MJ is one of the more extreme cases; he's got one of the widest divides between artistic accomplisment/reception and personal freakiness in recent memory. As high as the artistic peaks are; equally taboo-violating and strange are the personal freakiness episodes. And unlike some artists whose work seems to resonate with their own negative personal tendencies, Jackson's life and the way that it produced sadness and revulsion in the observer was directly opposed to the aims of his work, which aimed for univeral pop inclusiveness (not in any sort of altruistic sense - the man wanted to sell his music to the maximum amount of people, he was a pop artist in every sense of the term). So while it's easy to square, say, Hank Williams the man as a nasty alcoholic with the content of his songs (all that cheating, drinking, and sadness), it's a lot harder to square the ecstatic dance floor rushes and sparkling love ballads aimed at max pop penetration with a man whose life seemed to involve a whole lot of family abuse, possible child molestation, self-mutilation, and racial angst. If I were to guess at what Jackson's music sounded like based solely on the biographical details of his life, I'd guess something on the order of early, urgent Nine Inch Nails, or Nick Cave - machine-tooled and rage-filled, or dark and Gothic.

Jackson's life is a full-on tragedy - one of the cases of a celebrity whose life no sane person would wish upon him/herself, and by virtue of how many taboos he violated, it's no wonder that the urge is to remember him up until about Thriller, when he still seemed to be in full command of his vast array of gifts. For giving so many people so much pleasure, he sure seemed to have a sad and lonely life; which has always made listening to his music feel a little vampiric to me. It's not on the same level of a Fleetwood Mac, where one can dip into the drama-laden Rumors and know that everything eventually worked itself out from the long cocaine/infidelity bender. Jackson never recovered his equilibrium, and really, it seemd like he never quite had it to begin with.
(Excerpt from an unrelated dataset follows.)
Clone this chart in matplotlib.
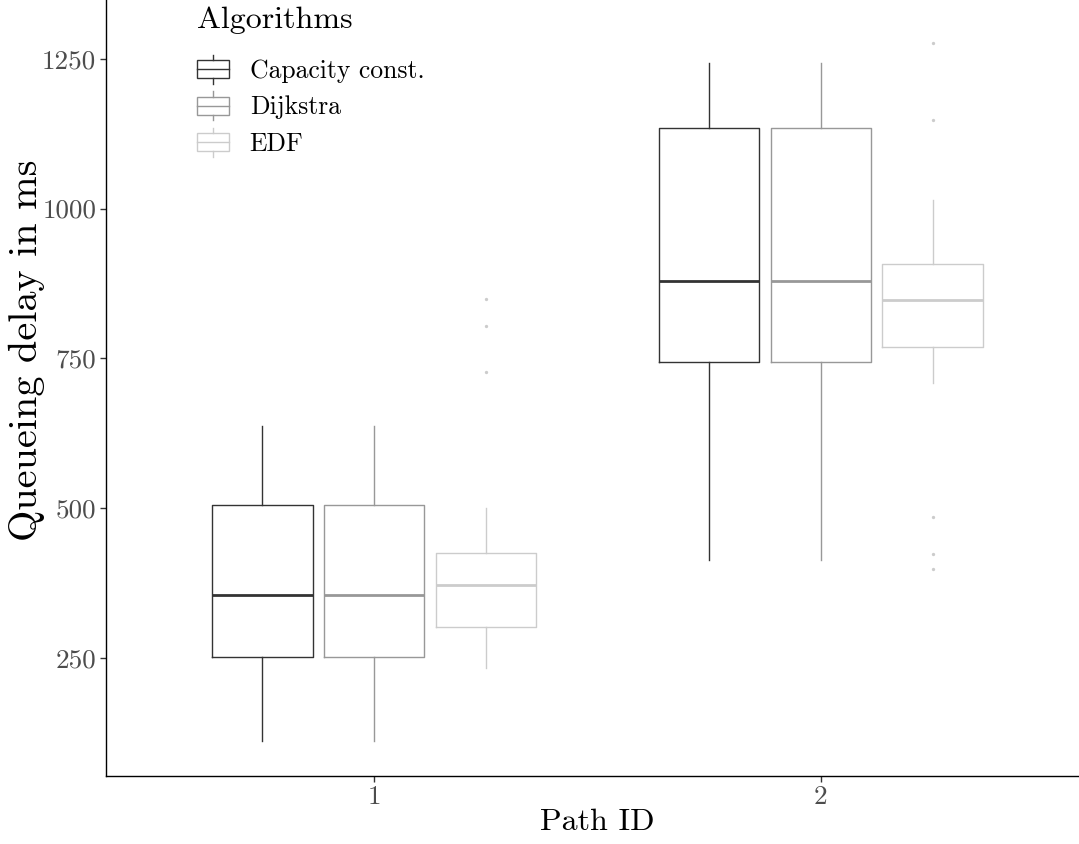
import matplotlib
matplotlib.use("Agg")
import matplotlib.pyplot as plt
from matplotlib.legend_handler import HandlerBase
from matplotlib.lines import Line2D
from matplotlib.patches import Rectangle, Patch

plt.rcParams['font.family'] = ['cmr10', 'DejaVu Serif']
plt.rcParams['axes.unicode_minus'] = False
plt.rcParams['mathtext.fontset'] = 'cm'

# ---------------- data ----------------
paths = [1, 2]
path_labels = ['1', '2']
algorithms = ['Capacity const.', 'Dijkstra', 'EDF']
colors = ['#333333', '#989898', '#CCCCCC']

# per path: [Capacity const., Dijkstra, EDF]
whisker_low = [[112, 112, 233], [413, 413, 709]]
q1_vals     = [[252, 252, 302], [744, 744, 769]]
medians     = [[356, 356, 372], [879, 879, 847]]
q3_vals     = [[506, 506, 425], [1134, 1134, 908]]
whisker_high = [[638, 638, 500], [1243, 1243, 1014]]
outliers = [[[], [], [849, 804, 728]],
            [[], [], [1277, 1147, 486, 424, 398]]]

y_ticks = [250, 500, 750, 1000, 1250]
x_title = 'Path ID'
y_title = 'Queueing delay in ms'
legend_title = 'Algorithms'

BASE = 23
YTITLE = 29
SMALL = 18.5
TICK = 19.5

# ---------------- figure ----------------
W, H = 1079, 844
fig = plt.figure(figsize=(W / 100, H / 100), dpi=100)
ax_left, ax_right, ax_top, ax_bottom = 106, 1089, 0, 776
ax = fig.add_axes([ax_left / W, 1 - ax_bottom / H,
                   (ax_right - ax_left) / W, (ax_bottom - ax_top) / H])

dodge = 0.25
box_w = 0.225
lw = 1.0
for k, alg in enumerate(algorithms):
    stats = []
    pos = []
    for i, p in enumerate(paths):
        stats.append(dict(whislo=whisker_low[i][k], q1=q1_vals[i][k], med=medians[i][k],
                          q3=q3_vals[i][k], whishi=whisker_high[i][k],
                          fliers=outliers[i][k], label=alg))
        pos.append(p + (k - 1) * dodge)
    c = colors[k]
    ax.bxp(stats, positions=pos, widths=box_w, showcaps=False, patch_artist=False,
           boxprops=dict(color=c, linewidth=lw),
           whiskerprops=dict(color=c, linewidth=lw),
           medianprops=dict(color=c, linewidth=2 * lw, solid_capstyle='butt'),
           flierprops=dict(marker='o', markersize=2.4, markerfacecolor=c,
                           markeredgecolor='none', linestyle='none'),
           manage_ticks=False, zorder=2)

ax.set_xlim(0.4, 2.6)
ax.set_ylim(53.2, 1348)
ax.set_xticks(paths)
ax.set_xticklabels(path_labels)
ax.set_yticks(y_ticks)
ax.set_yticklabels([str(v) for v in y_ticks])
ax.tick_params(axis='both', length=4, width=1, color='#333333',
               labelcolor='#4D4D4D', labelsize=TICK, pad=3)
for s in ['top', 'right']:
    ax.spines[s].set_visible(False)
for s in ['left', 'bottom']:
    ax.spines[s].set_linewidth(1.0)
    ax.spines[s].set_color('black')

fig.text(597 / W, 1 - 822 / H, x_title, ha='center', va='center', fontsize=BASE)
fig.text(27 / W, 1 - 350 / H, y_title, ha='center', va='center', fontsize=YTITLE,
         rotation=90)

# legend key size in points (box half-height, whisker half-height)
BOX_HALF = 6.5
WHISK_HALF = 10.4


class BoxKey(HandlerBase):
    def create_artists(self, legend, orig_handle, xdescent, ydescent, width, height,
                       fontsize, trans):
        c = orig_handle.get_edgecolor()
        x0, y0 = -xdescent, -ydescent
        xm = x0 + width / 2
        yc = y0 + height / 2
        b0, b1 = yc - BOX_HALF, yc + BOX_HALF
        w0, w1 = yc - WHISK_HALF, yc + WHISK_HALF
        arts = [
            Line2D([xm, xm], [w0, b0], color=c, lw=lw, transform=trans),
            Line2D([xm, xm], [b1, w1], color=c, lw=lw, transform=trans),
            Rectangle((x0, b0), width, b1 - b0, fill=False, edgecolor=c, lw=lw,
                      transform=trans),
            Line2D([x0, x0 + width], [yc, yc], color=c, lw=lw, transform=trans),
        ]
        return arts


handles = [Patch(edgecolor=c, facecolor='none') for c in colors]
leg = fig.legend(handles, algorithms, title=legend_title, loc='upper left',
                 bbox_to_anchor=(197 / W, 1 - 6 / H), frameon=False,
                 fontsize=SMALL, title_fontsize=BASE, handler_map={Patch: BoxKey()},
                 handlelength=1.25, handleheight=1.4, labelspacing=0.27,
                 handletextpad=0.8, borderpad=0.0, borderaxespad=0)
leg._legend_box.align = 'left'
leg._legend_box.sep = 15

fig.savefig('out.png', dpi=100)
The artist that he reminds me of in this sense is Phil Spector; a murderer responsible for some of the most gorgeous music of the '60s. The accomplishments don't pale, exactly, when the life is factored in, but the coloration and connotations of every note and lyric change in subtle and not-so-subtle ways. "Human Nature"? I mean, what the hell did that even mean to Jackson?

Still, though, the artistic peaks are towering. "Billie Jean" may be the best song of the '80s. "PYT" is the hands-down best song of most singer's careers, and it's not even the best song on Jackson's top-selling album. Just a list of the radio hits is staggering. There's a reason the man was a superduperstar - he was exceptional talented as a singer, songwriter, dancer, and businessman in the music industry. Michael Jackson was no f'in joke, until, by the end, he had become one.

Some takes on Jackson's death that I found interesting:

http://www.salon.com/ent/feature/2009/06/26/michael_jackson_crossover/index.html
http://www.villagevoice.com/2009-07-01/news/michael-jackson-the-man-in-our-mirror/
http://www.newsweek.com/id/204296

A great write-up of the child molestation trial:

http://dir.salon.com/story/news/feature/2005/03/26/jacko/index.html

2 comments:

mike brotzman said...

I didn't like the recent Salon piece you provided, far too interpret-y without much sense of fact in there - and in fact I think the writer confused and/or embellished many of his facts, from what I've read

Croz said...

I'll grant you that, but I liked the interpret-y-ness of it. It's the only way to get at MJ, I think, with how oversaturated he is and was. Not sure about the facts that are wrong/embellished - can't speak to validate or repudiate that.